| EXERCISE INPUTS |
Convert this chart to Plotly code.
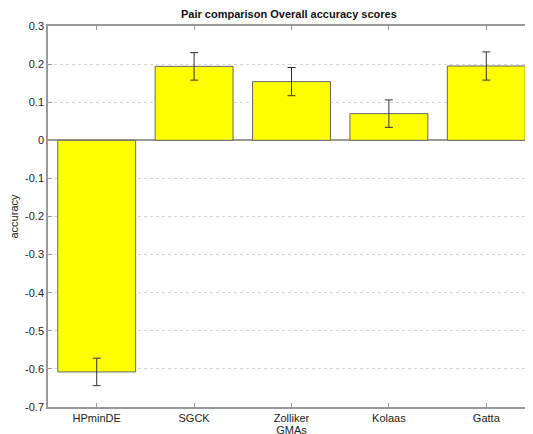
import plotly.graph_objects as go

categories = ["HPminDE", "SGCK", "Zolliker", "Kolaas", "Gatta"]
accuracy = [-0.608, 0.194, 0.154, 0.070, 0.195]
errors = [0.036, 0.036, 0.037, 0.036, 0.037]
y_ticks = [0.3, 0.2, 0.1, 0, -0.1, -0.2, -0.3, -0.4, -0.5, -0.6, -0.7]
y_tick_labels = ["0.3", "0.2", "0.1", "0", "-0.1", "-0.2", "-0.3", "-0.4", "-0.5", "-0.6", "-0.7"]

x_pos = list(range(1, len(categories) + 1))

fig = go.Figure()
fig.add_trace(go.Bar(
    x=x_pos, y=accuracy, width=0.8,
    marker=dict(color="#FFFF00", line=dict(color="#666666", width=1)),
    error_y=dict(type="data", array=errors, visible=True, color="#333333", thickness=1, width=4),
))

font = dict(family="Arial, Liberation Sans, sans-serif", size=11, color="#222222")
fig.update_layout(
    width=533, height=434,
    margin=dict(l=40, r=6, t=18, b=35),
    paper_bgcolor="white", plot_bgcolor="white",
    showlegend=False,
    font=font,
    title=dict(text="<b>Pair comparison Overall accuracy scores</b>", x=0.527, xanchor="center",
               y=0.986, yanchor="middle", font=dict(size=11, color="#111111")),
    xaxis=dict(
        range=[0.5, 5.5], tickmode="array", tickvals=x_pos, ticktext=categories,
        showline=True, linecolor="#999999", linewidth=1.5, mirror="ticks",
        ticks="inside", ticklen=4, tickcolor="#999999", showgrid=False, zeroline=False,
        title=dict(text="GMAs", standoff=0, font=dict(size=11)),
    ),
    yaxis=dict(
        range=[-0.7, 0.3], tickmode="array", tickvals=y_ticks, ticktext=y_tick_labels,
        showline=True, linecolor="#999999", linewidth=1.5,
        ticks="inside", ticklen=4, tickcolor="#999999",
        showgrid=True, gridcolor="#d4d4d4", griddash="dot", gridwidth=1,
        zeroline=True, zerolinecolor="#999999", zerolinewidth=1.5,
        title=dict(text="accuracy", standoff=4, font=dict(size=11)),
    ),
)

fig.write_html("out.html")
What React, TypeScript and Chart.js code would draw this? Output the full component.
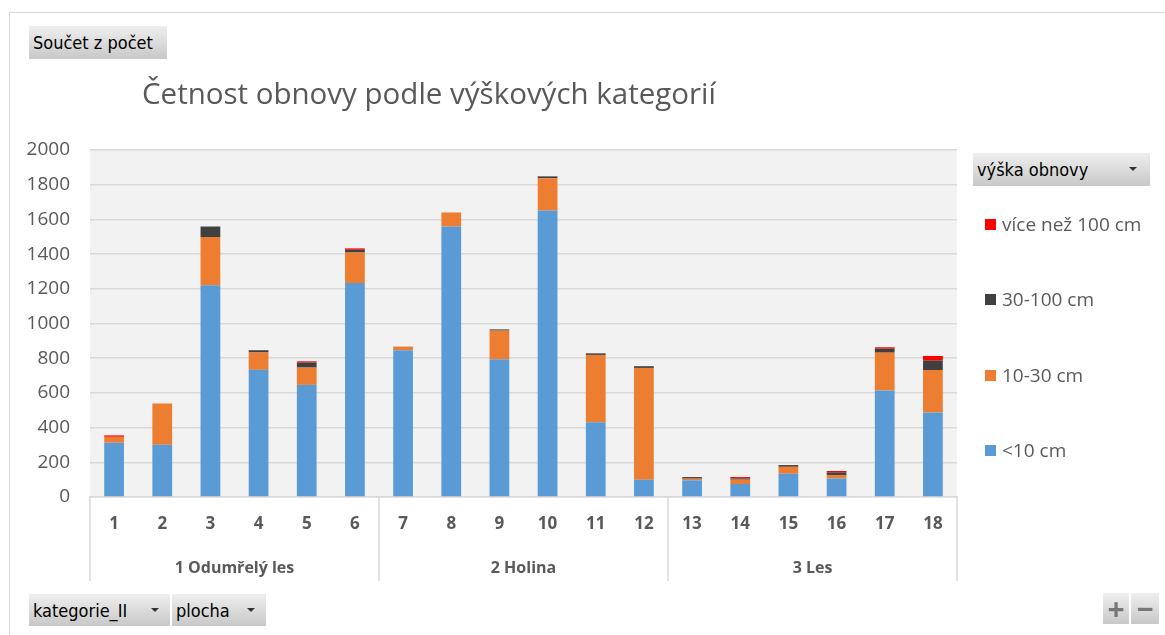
import React, { useEffect, useRef } from "react";
import { Chart, registerables } from "chart.js";

Chart.register(...registerables);

const categories = ["1", "2", "3", "4", "5", "6", "7", "8", "9", "10", "11", "12", "13", "14", "15", "16", "17", "18"];
const groupLabels = ["1 Odumřelý les", "2 Holina", "3 Les"];
const groupSizes = [6, 6, 6];

const seriesNames = ["<10 cm", "10-30 cm", "30-100 cm", "více než 100 cm"];
const seriesColors = ["#5B9BD5", "#ED7D31", "#404040", "#FF0000"];

const under10 = [313, 301, 1220, 733, 646, 1233, 846, 1559, 794, 1651, 431, 100, 96, 75, 134, 107, 614, 487];
const from10to30 = [34, 238, 278, 100, 100, 176, 21, 81, 165, 186, 388, 644, 10, 25, 40, 20, 218, 245];
const from30to100 = [0, 0, 61, 13, 29, 16, 0, 0, 7, 11, 9, 10, 9, 7, 10, 15, 23, 54];
const over100 = [8, 0, 0, 0, 7, 8, 0, 0, 0, 0, 0, 0, 0, 8, 0, 8, 8, 27];

const yTicks = [0, 200, 400, 600, 800, 1000, 1200, 1400, 1600, 1800, 2000];

const seriesValues = [under10, from10to30, from30to100, over100];

const FONT = "'Open Sans', 'Noto Sans', sans-serif";
const BTN_FONT = "'Liberation Sans Narrow', 'DejaVu Sans Condensed', 'Liberation Sans', sans-serif";

const btnStyle: React.CSSProperties = {
  position: "absolute",
  background: "linear-gradient(#EFEFEF, #C8C8C8)",
  boxSizing: "border-box",
  fontFamily: BTN_FONT,
  fontSize: 18,
  color: "#000",
  display: "flex",
  alignItems: "center",
  whiteSpace: "nowrap",
};

const Arrow = ({ left }: { left: number }) => (
  <div
    style={{
      position: "absolute",
      left,
      top: 14,
      width: 0,
      height: 0,
      borderLeft: "4px solid transparent",
      borderRight: "4px solid transparent",
      borderTop: "4px solid #333",
    }}
  />
);

export default function App() {
  const canvasRef = useRef<HTMLCanvasElement | null>(null);

  useEffect(() => {
    const canvas = canvasRef.current;
    if (!canvas) return;

    const bgPlugin = {
      id: "plotBg",
      beforeDraw(chart: any) {
        const { ctx, chartArea } = chart;
        ctx.save();
        ctx.fillStyle = "#F2F2F2";
        ctx.fillRect(chartArea.left, chartArea.top, chartArea.right - chartArea.left, chartArea.bottom - chartArea.top);
        ctx.restore();
      },
    };

    const groupPlugin = {
      id: "groups",
      afterDraw(chart: any) {
        const { ctx, chartArea } = chart;
        const x = chart.scales.x;
        const half = (x.getPixelForValue(1) - x.getPixelForValue(0)) / 2;
        const top = chartArea.bottom;
        const bottom = 581;
        ctx.save();
        ctx.strokeStyle = "#D9D9D9";
        ctx.lineWidth = 1.5;
        let start = 0;
        const bounds: number[] = [x.getPixelForValue(0) - half];
        groupSizes.forEach((n) => {
          start += n;
          bounds.push(x.getPixelForValue(start - 1) + half);
        });
        bounds.forEach((bx) => {
          ctx.beginPath();
          ctx.moveTo(bx, top);
          ctx.lineTo(bx, bottom);
          ctx.stroke();
        });
        ctx.fillStyle = "#595959";
        ctx.font = `bold 16px ${FONT}`;
        ctx.textAlign = "center";
        ctx.textBaseline = "middle";
        groupLabels.forEach((g, i) => {
          ctx.fillText(g, (bounds[i] + bounds[i + 1]) / 2, 568);
        });
        ctx.restore();
      },
    };

    const chart = new Chart(canvas, {
      type: "bar",
      data: {
        labels: categories,
        datasets: seriesNames.map((name, i) => ({
          label: name,
          data: seriesValues[i],
          backgroundColor: seriesColors[i],
          borderWidth: 0,
          barPercentage: 0.41,
          categoryPercentage: 1,
        })),
      },
      options: {
        animation: false,
        responsive: false,
        maintainAspectRatio: false,
        layout: { padding: { left: 0, top: 150, right: 208, bottom: 0 } },
        plugins: {
          legend: { display: false },
          title: { display: false },
          tooltip: { enabled: false },
        },
        scales: {
          x: {
            stacked: true,
            grid: { display: false, drawTicks: false },
            border: { display: true, color: "#D9D9D9", width: 1.5 },
            ticks: {
              color: "#595959",
              font: { family: FONT, size: 17, weight: "bold" },
              padding: 17,
              maxRotation: 0,
              autoSkip: false,
            },
            afterFit(scale: any) {
              scale.height = 138;
            },
          },
          y: {
            stacked: true,
            min: 0,
            max: 2000,
            afterBuildTicks(scale: any) {
              scale.ticks = yTicks.map((v) => ({ value: v }));
            },
            grid: { color: "#D9D9D9", lineWidth: 1.5, drawTicks: false },
            border: { display: false },
            ticks: {
              color: "#595959",
              font: { family: FONT, size: 19 },
              padding: 20,
              callback: (v: any) => String(v),
            },
            afterFit(scale: any) {
              scale.width = 90;
            },
          },
        },
      },
      plugins: [bgPlugin, groupPlugin],
    });

    return () => {
      chart.destroy();
    };
  }, []);

  const legendItems = seriesNames.map((n, i) => ({ name: n, color: seriesColors[i] })).reverse();
  const legendY = [224, 299, 375, 450];

  return (
    <div style={{ position: "fixed", left: 0, top: 0, width: 1165, height: 635, background: "#fff", overflow: "hidden" }}>
      <div
        style={{
          position: "absolute",
          left: 9,
          top: 12,
          width: 1170,
          height: 640,
          border: "1.5px solid #D9D9D9",
          boxSizing: "border-box",
        }}
      />
      <canvas ref={canvasRef} width={1165} height={635} style={{ position: "absolute", left: 0, top: 0 }} />
      <div
        style={{
          position: "absolute",
          left: 142,
          top: 73,
          fontFamily: FONT,
          fontSize: 29.5,
          color: "#595959",
          whiteSpace: "nowrap",
          lineHeight: "40px",
        }}
      >
        Četnost obnovy podle výškových kategorií
      </div>
      <div style={{ ...btnStyle, left: 29, top: 26, width: 138, height: 33, paddingLeft: 4 }}>Součet z počet</div>
      <div style={{ ...btnStyle, left: 973, top: 153, width: 177, height: 33, paddingLeft: 4 }}>
        výška obnovy
        <Arrow left={156} />
      </div>
      <div style={{ ...btnStyle, left: 29, top: 594, width: 141, height: 32, paddingLeft: 4 }}>
        kategorie_II
        <Arrow left={122} />
      </div>
      <div style={{ ...btnStyle, left: 172, top: 594, width: 94, height: 32, paddingLeft: 4 }}>
        plocha
        <Arrow left={75} />
      </div>
      <div style={{ ...btnStyle, left: 1103, top: 593, width: 26, height: 31, justifyContent: "center", fontSize: 30, color: "#777", fontFamily: FONT, fontWeight: "bold" }}>+</div>
      <div style={{ ...btnStyle, left: 1131, top: 593, width: 28, height: 31, justifyContent: "center", fontSize: 30, color: "#777", fontFamily: FONT, fontWeight: "bold" }}>−</div>
      {legendItems.map((it, i) => (
        <div
          key={it.name}
          style={{
            position: "absolute",
            left: 985,
            top: legendY[i] - 13,
            height: 26,
            display: "flex",
            alignItems: "center",
            fontFamily: FONT,
            fontSize: 19,
            color: "#595959",
            whiteSpace: "nowrap",
          }}
        >
          <span style={{ display: "inline-block", width: 11, height: 11, background: it.color, marginRight: 6 }} />
          {it.name}
        </div>
      ))}
    </div>
  );
}
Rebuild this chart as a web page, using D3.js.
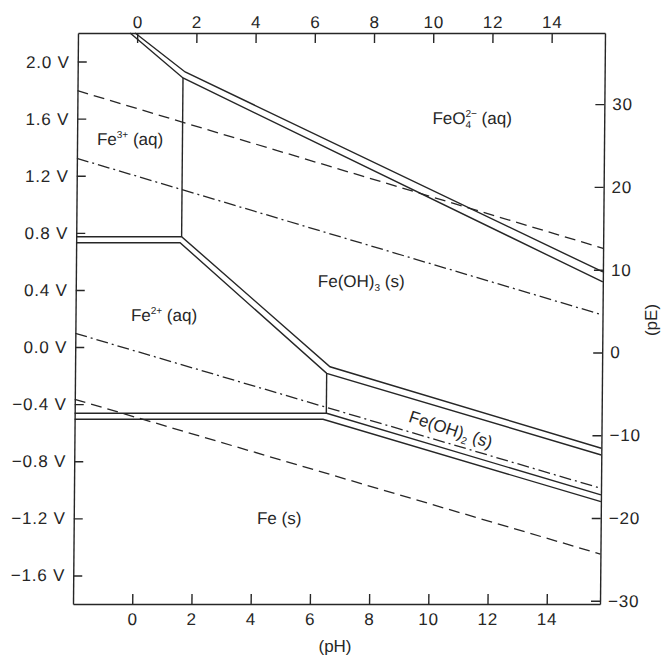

| GOAL |
Read the lines above. Gather those in which the string "this" is found.

| FULL ANSWER |
Convert this chart to Plotly code.
What React, TypeScript and Chart.js code would draw this? Output the full component.
Rebuild this chart as a web page, using D3.js.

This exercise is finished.